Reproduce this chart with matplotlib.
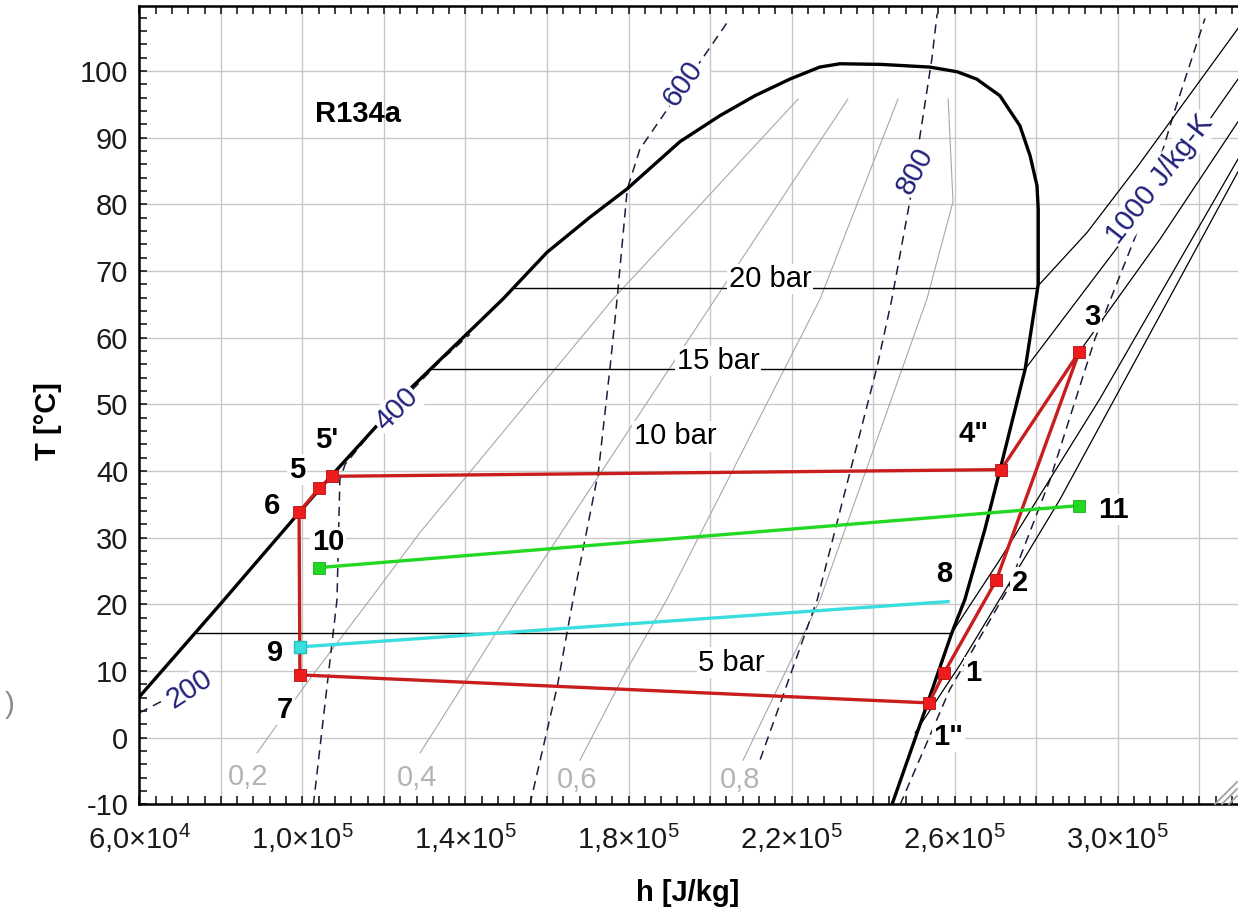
import matplotlib
matplotlib.use("Agg")
import matplotlib.pyplot as plt
from matplotlib.lines import Line2D
from matplotlib.ticker import MultipleLocator, FuncFormatter
import numpy as np

plt.rcParams["font.family"] = ["Liberation Sans", "DejaVu Sans"]
plt.rcParams["mathtext.fontset"] = "custom"
plt.rcParams["mathtext.rm"] = "Liberation Sans"
plt.rcParams["mathtext.it"] = "Liberation Sans:italic"
plt.rcParams["mathtext.bf"] = "Liberation Sans:bold"
plt.rcParams["axes.unicode_minus"] = False

# h in kJ/kg, T in degC
dome_h = [60.0, 80.0, 99.4, 107.0, 126.9, 149.2, 160.0, 170.6, 179.6, 192.6, 202.4, 211.0, 219.6,
          226.9, 231.9, 242.0, 253.9, 260.6, 265.4, 271.1, 276.0, 278.5, 280.2, 280.5, 280.5,
          277.3, 271.1, 267.4, 262.5, 259.3, 253.2, 244.6]
dome_T = [6.1, 20.1, 33.9, 39.2, 52.6, 65.8, 72.8, 78.1, 82.3, 89.4, 93.3, 96.3, 98.8,
          100.6, 101.1, 101.0, 100.6, 99.9, 98.8, 96.3, 91.8, 87.3, 82.8, 79.3, 68.0,
          55.3, 40.1, 31.2, 20.7, 15.7, 4.9, -10.1]

# isobars inside the dome
bar_names = ["20 bar", "15 bar", "5 bar"]
bar_T = [67.4, 55.3, 15.7]
bar_h_liq = [151.5, 131.8, 73.7]
bar_h_vap = [280.3, 277.3, 259.3]
bar_label_h = [214.7, 202.0, 205.3]
bar_label_T = [68.8, 56.5, 11.2]
label10_h, label10_T = 191.4, 45.2

# isobars in the superheated region
sh_h = {
    "20": [280.2, 292.5, 305.0, 329.5],
    "15": [277.3, 290.3, 307.9, 329.5],
    "10": [271.4, 290.5, 310.4, 329.5],
    "5": [259.3, 271.1, 295.6, 329.5],
    "3": [250.3, 261.3, 285.8, 329.5],
}
sh_T = {
    "20": [67.6, 75.8, 85.8, 106.4],
    "15": [55.3, 65.8, 80.0, 98.8],
    "10": [40.2, 57.8, 74.8, 92.4],
    "5": [15.7, 26.7, 50.8, 86.8],
    "3": [0.7, 10.9, 35.7, 84.9],
}

# vapour quality lines
q_names = ["0,2", "0,4", "0,6", "0,8"]
q_h = [[88.9, 101.1, 116.6, 128.9, 176.2, 221.6],
       [128.9, 152.7, 201.7, 233.8],
       [168.1, 179.6, 189.4, 227.0, 246.1],
       [208.1, 227.0, 253.2, 259.6, 258.4]]
q_T = [[-2.3, 8.2, 20.7, 30.8, 65.8, 95.8],
       [-2.3, 20.7, 66.2, 95.8],
       [-3.4, 10.2, 20.7, 65.8, 95.8],
       [-3.4, 20.7, 65.8, 80.4, 95.8]]
q_label_h = [86.7, 128.1, 167.4, 207.4]
q_label_T = [-5.9, -6.0, -6.3, -6.3]

# isentropes (J/kg-K)
s_names = ["200", "400", "600", "800", "1000 J/kg-K"]
s_h = [[60.0, 66.3],
       [102.7, 108.5, 109.2, 110.5, 117.1, 133.8, 141.1],
       [155.8, 162.5, 166.4, 172.6, 175.5, 177.2, 179.7, 182.8, 204.9],
       [212.3, 226.3, 241.0, 244.6, 249.1, 251.5, 254.4, 255.7],
       [246.6, 258.8, 273.0, 283.4, 294.4, 305.5, 314.1, 321.4]]
s_T = [[3.7, 5.7],
       [-10.1, 20.7, 38.7, 41.0, 45.9, 56.5, 60.5],
       [-10.1, 7.6, 20.7, 39.8, 55.7, 65.8, 82.3, 88.3, 107.9],
       [-3.3, 20.7, 55.7, 65.8, 80.8, 90.3, 101.8, 108.6],
       [-10.1, 7.2, 22.2, 38.7, 59.8, 77.0, 94.3, 107.9]]
s_label_h = [72.4, 123.2, 193.4, 250.3, 310.4]
s_label_T = [7.2, 49.2, 98.1, 85.0, 83.8]
s_label_rot = [33, 45, 55, 62, 52]

# cycle state points
pt = {
    "1": (257.4, 9.7), "1''": (253.7, 5.2), "2": (270.2, 23.6), "3": (290.5, 57.8),
    "4''": (271.4, 40.2), "5'": (107.3, 39.2), "5": (104.1, 37.4), "6": (99.2, 33.8),
    "7": (99.4, 9.4), "9": (99.4, 13.6), "10": (104.1, 25.5), "11": (290.5, 34.8),
    "8": (258.4, 20.4),
}
red_path = ["1''", "1", "2", "3", "4''", "5'", "5", "6", "7", "1''"]
red_marks = ["1''", "1", "2", "3", "4''", "5'", "5", "6", "7"]
green_path = ["10", "11"]
cyan_path = ["9", "8"]

pt_labels = ["1", '1"', "2", "3", '4"', "5'", "5", "6", "7", "8", "9", "10", "11"]
pt_label_h = [264.6, 258.4, 276.0, 293.7, 264.6, 106.0, 98.7, 92.6, 95.8, 257.4, 93.3, 106.3, 298.9]
pt_label_T = [9.7, 0.1, 23.2, 63.1, 45.5, 44.7, 40.2, 34.7, 4.2, 24.5, 12.7, 29.3, 34.2]

K = 1e3
FS = 21
white = dict(facecolor="white", edgecolor="none", pad=1.0)
navy = "#22227a"
dash_col = "#1c1c3c"

fig = plt.figure(figsize=(12.38, 9.15), dpi=100)
ax = fig.add_axes([0.1125, 0.1211, 0.8875, 0.8726])
ax.set_xlim(60 * K, 329.5 * K)
ax.set_ylim(-10, 109.8)

# quality lines
for hs, ts, name, lh, lt in zip(q_h, q_T, q_names, q_label_h, q_label_T):
    ax.plot(np.array(hs) * K, ts, color="#a8a8a8", lw=0.8, zorder=1)
    ax.text(lh * K, lt, name, color="#b4b4b4", fontsize=FS, ha="center", va="center", zorder=6)

# isentropes
for hs, ts, name, lh, lt, rot in zip(s_h, s_T, s_names, s_label_h, s_label_T, s_label_rot):
    ax.plot(np.array(hs) * K, ts, color=dash_col, lw=1.1, ls=(0, (6, 4)), zorder=2)
    ax.text(lh * K, lt, name, color=navy, fontsize=FS, ha="center", va="center",
            rotation=rot, rotation_mode="anchor", bbox=white, zorder=6)

# isobars
for name, T, h1, h2, lh, lt in zip(bar_names, bar_T, bar_h_liq, bar_h_vap, bar_label_h, bar_label_T):
    ax.plot([h1 * K, h2 * K], [T, T], color="black", lw=1.0, zorder=2)
    ax.text(lh * K, lt, name, fontsize=FS, ha="center", va="center", bbox=white, zorder=6)
ax.text(label10_h * K, label10_T, "10 bar", fontsize=FS, ha="center", va="center", bbox=white, zorder=6)
for key in sh_h:
    ax.plot(np.array(sh_h[key]) * K, sh_T[key], color="black", lw=0.9, zorder=2)

# saturation dome
ax.plot(np.array(dome_h) * K, dome_T, color="black", lw=2.4, zorder=3)

# cycle
red_line = "#c81e1e"
ax.plot([pt[p][0] * K for p in red_path], [pt[p][1] for p in red_path], color=red_line, lw=2.4, zorder=4)
ax.plot([pt[p][0] * K for p in red_marks], [pt[p][1] for p in red_marks], ls="none", marker="s",
        ms=9, color="#ee1c1c", mec="#b01010", mew=0.6, zorder=5)
ax.plot([pt[p][0] * K for p in green_path], [pt[p][1] for p in green_path], color="#22d822", lw=2.4,
        marker="s", ms=9, mec="#18b018", mew=0.6, zorder=4)
ax.plot([pt[p][0] * K for p in cyan_path], [pt[p][1] for p in cyan_path], color="#3adede", lw=2.4, zorder=4)
ax.plot(pt["9"][0] * K, pt["9"][1], ls="none", marker="s", ms=9, color="#3adede", mec="#20c0c0", zorder=5)

for name, lh, lt in zip(pt_labels, pt_label_h, pt_label_T):
    ax.text(lh * K, lt, name, fontsize=FS, fontweight="bold", ha="center", va="center", bbox=white, zorder=6)
ax.text(113.7 * K, 93.6, "R134a", fontsize=FS, fontweight="bold", ha="center", va="center", zorder=6)

# axes styling
ax.xaxis.set_major_locator(MultipleLocator(2e4))
ax.xaxis.set_minor_locator(MultipleLocator(4e3))
ax.yaxis.set_major_locator(MultipleLocator(10))
ax.yaxis.set_minor_locator(MultipleLocator(2))


def h_fmt(v, pos):
    if int(round(v / 1e4)) % 4 != 2:
        return ""
    e = int(np.floor(np.log10(v)))
    m = ("%.1f" % (v / 10 ** e)).replace(".", ",")
    return m + "\u00d710$^{%d}$" % e


ax.xaxis.set_major_formatter(FuncFormatter(h_fmt))
ax.tick_params(which="both", direction="in", length=6, width=1.2, top=True, right=False,
               labelsize=FS, colors="#1a1a1a")
ax.tick_params(axis="x", pad=13)
ax.tick_params(axis="y", pad=8)
ax.grid(True, which="major", color="#c8c8c8", lw=1.0, zorder=0)
ax.set_axisbelow(True)
ax.spines["right"].set_visible(False)
for side in ["left", "top", "bottom"]:
    ax.spines[side].set_linewidth(1.8)

ax.set_xlabel("h [J/kg]", fontsize=FS, fontweight="bold")
ax.set_ylabel("T [°C]", fontsize=FS, fontweight="bold")
ax.xaxis.set_label_coords(0.499, -0.094)
ax.yaxis.set_label_coords(-0.070, 0.48)

# stray bracket at the left margin and the window resize grip
fig.text(0.004, 1 - 705 / 915, ")", fontsize=FS, color="#8a8a8a", va="center")
for x0, y1 in [(1215, 782), (1222, 789), (1229, 796)]:
    fig.add_artist(Line2D([x0 / 1238, 1237 / 1238], [1 - 804 / 915, 1 - y1 / 915],
                          transform=fig.transFigure, color="#a0a0a0", lw=1.3))

fig.savefig("out.png", dpi=100)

PROBLEM ▸ Return exactly what appears from the opening line of the material through the line with "import numpy as np", apart from the pictures.

SOLUTION FOR THIS EXERCISE ▸
Reproduce this chart with matplotlib.
import matplotlib
matplotlib.use("Agg")
import matplotlib.pyplot as plt
from matplotlib.lines import Line2D
from matplotlib.ticker import MultipleLocator, FuncFormatter
import numpy as np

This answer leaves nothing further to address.